● **PROBLEM**:
Quote word for word the lines below, beginning with the first and ending with the one that has "import pandas as pd". Drop the pictures.

● **AVAILABLE DATA**:
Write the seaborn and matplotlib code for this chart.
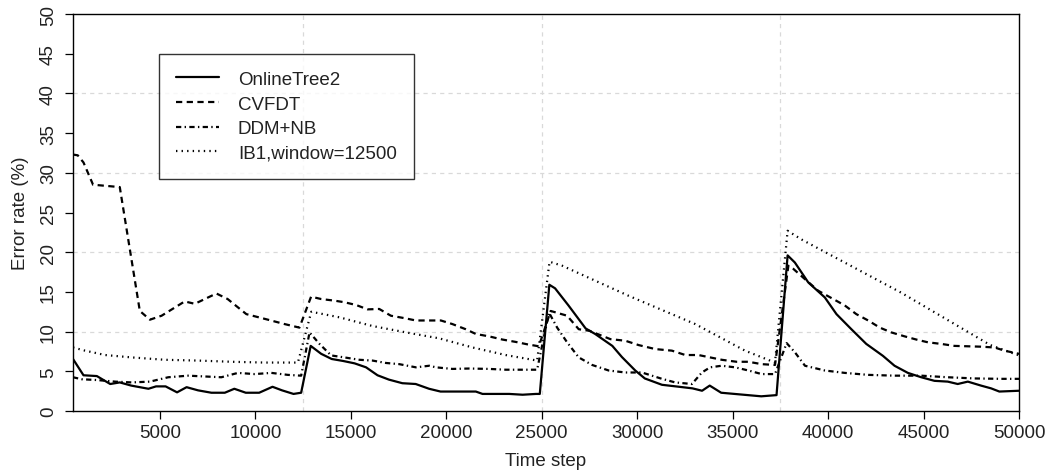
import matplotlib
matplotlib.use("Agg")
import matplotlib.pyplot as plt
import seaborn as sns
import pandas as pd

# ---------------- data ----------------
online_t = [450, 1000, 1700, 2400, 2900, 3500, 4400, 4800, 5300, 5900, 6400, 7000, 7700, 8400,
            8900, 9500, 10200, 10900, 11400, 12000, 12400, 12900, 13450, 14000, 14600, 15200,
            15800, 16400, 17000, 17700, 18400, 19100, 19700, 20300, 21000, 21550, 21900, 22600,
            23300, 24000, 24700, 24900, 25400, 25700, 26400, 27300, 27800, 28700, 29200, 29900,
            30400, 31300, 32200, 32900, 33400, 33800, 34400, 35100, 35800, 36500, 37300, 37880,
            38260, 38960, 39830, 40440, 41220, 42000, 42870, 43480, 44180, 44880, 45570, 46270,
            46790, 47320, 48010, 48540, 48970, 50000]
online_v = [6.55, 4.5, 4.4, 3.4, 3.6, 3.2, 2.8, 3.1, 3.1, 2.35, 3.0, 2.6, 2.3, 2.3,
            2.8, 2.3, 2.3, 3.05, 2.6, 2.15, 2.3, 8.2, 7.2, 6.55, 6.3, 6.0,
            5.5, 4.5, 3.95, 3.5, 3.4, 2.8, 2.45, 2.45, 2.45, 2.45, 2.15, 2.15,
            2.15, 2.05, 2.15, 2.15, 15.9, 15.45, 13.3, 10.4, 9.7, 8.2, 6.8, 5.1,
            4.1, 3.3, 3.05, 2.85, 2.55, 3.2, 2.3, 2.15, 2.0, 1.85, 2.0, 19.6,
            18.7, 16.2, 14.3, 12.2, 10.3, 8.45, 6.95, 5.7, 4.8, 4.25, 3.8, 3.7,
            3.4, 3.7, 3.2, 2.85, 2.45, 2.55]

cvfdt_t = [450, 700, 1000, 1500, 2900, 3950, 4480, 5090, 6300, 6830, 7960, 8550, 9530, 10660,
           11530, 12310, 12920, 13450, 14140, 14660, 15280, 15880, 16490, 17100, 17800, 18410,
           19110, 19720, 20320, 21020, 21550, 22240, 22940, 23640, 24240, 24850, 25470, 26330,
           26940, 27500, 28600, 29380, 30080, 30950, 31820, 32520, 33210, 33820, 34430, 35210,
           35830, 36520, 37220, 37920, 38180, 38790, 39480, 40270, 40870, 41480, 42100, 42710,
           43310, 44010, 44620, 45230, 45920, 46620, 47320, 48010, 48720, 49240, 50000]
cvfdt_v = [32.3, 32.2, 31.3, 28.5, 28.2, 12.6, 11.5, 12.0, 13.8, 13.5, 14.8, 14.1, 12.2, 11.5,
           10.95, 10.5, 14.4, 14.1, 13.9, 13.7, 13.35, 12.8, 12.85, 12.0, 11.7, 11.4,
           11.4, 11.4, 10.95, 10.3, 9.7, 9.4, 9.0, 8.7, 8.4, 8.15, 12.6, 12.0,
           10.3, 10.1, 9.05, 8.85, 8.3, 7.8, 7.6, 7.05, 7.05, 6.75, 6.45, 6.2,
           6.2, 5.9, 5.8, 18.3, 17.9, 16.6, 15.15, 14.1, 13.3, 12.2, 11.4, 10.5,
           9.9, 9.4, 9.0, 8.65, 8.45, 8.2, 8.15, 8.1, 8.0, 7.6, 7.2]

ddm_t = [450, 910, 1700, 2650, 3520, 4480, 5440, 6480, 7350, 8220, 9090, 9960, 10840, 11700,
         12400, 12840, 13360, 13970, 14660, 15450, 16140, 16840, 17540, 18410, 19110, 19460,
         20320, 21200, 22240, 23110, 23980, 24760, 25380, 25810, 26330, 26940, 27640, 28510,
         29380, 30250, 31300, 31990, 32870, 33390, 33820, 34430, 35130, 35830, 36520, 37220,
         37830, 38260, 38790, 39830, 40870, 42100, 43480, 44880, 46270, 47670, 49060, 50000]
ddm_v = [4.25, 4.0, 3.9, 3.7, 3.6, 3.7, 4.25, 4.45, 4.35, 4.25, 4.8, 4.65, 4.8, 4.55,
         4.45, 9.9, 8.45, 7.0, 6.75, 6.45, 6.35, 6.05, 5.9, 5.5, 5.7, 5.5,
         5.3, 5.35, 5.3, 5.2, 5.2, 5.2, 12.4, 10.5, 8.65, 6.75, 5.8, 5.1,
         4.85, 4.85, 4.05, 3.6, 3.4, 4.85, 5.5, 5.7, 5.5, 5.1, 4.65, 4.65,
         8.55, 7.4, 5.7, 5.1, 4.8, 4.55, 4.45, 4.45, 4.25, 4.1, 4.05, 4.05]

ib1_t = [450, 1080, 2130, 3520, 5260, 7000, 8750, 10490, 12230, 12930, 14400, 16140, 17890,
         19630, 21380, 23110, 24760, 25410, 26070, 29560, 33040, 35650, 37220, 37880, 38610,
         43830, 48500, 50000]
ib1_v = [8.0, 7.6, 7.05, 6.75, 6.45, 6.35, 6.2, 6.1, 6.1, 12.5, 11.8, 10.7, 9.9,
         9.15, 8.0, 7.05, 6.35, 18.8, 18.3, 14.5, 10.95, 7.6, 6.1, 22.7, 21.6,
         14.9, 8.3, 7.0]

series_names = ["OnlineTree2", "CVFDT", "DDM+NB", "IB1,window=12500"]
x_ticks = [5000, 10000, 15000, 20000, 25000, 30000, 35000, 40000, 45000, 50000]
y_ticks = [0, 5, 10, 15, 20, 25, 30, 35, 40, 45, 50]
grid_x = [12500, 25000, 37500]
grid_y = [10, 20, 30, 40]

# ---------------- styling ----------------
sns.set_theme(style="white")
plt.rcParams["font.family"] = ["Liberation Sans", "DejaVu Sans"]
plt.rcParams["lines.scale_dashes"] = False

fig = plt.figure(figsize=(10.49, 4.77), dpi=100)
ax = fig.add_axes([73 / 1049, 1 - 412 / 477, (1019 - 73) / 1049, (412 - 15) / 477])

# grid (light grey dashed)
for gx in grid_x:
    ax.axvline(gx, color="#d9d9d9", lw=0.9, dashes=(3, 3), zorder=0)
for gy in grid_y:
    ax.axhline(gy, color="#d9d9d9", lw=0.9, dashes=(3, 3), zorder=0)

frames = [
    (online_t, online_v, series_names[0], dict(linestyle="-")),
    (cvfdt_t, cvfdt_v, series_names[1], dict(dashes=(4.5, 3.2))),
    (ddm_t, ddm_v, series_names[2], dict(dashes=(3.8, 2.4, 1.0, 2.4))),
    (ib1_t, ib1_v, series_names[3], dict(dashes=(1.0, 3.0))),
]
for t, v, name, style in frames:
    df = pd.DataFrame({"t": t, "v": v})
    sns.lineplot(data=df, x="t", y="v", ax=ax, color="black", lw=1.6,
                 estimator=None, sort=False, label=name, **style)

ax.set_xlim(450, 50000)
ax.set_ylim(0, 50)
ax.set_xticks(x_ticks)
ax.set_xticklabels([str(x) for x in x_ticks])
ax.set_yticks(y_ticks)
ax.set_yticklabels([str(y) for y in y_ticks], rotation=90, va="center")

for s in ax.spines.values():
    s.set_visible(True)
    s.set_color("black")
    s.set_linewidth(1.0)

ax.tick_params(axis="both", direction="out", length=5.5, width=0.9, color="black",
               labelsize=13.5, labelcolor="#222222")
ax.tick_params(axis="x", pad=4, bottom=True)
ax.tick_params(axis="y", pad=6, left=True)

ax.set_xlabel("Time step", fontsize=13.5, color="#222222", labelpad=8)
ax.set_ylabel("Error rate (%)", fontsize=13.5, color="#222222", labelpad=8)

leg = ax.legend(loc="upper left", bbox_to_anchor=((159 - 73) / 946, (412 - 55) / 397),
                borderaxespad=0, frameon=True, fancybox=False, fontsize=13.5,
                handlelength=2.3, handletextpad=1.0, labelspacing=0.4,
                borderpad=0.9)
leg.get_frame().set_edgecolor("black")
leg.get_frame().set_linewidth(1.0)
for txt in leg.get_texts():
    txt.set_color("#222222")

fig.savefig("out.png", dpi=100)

● **WORKED ANSWER**:
Write the seaborn and matplotlib code for this chart.
import matplotlib
matplotlib.use("Agg")
import matplotlib.pyplot as plt
import seaborn as sns
import pandas as pd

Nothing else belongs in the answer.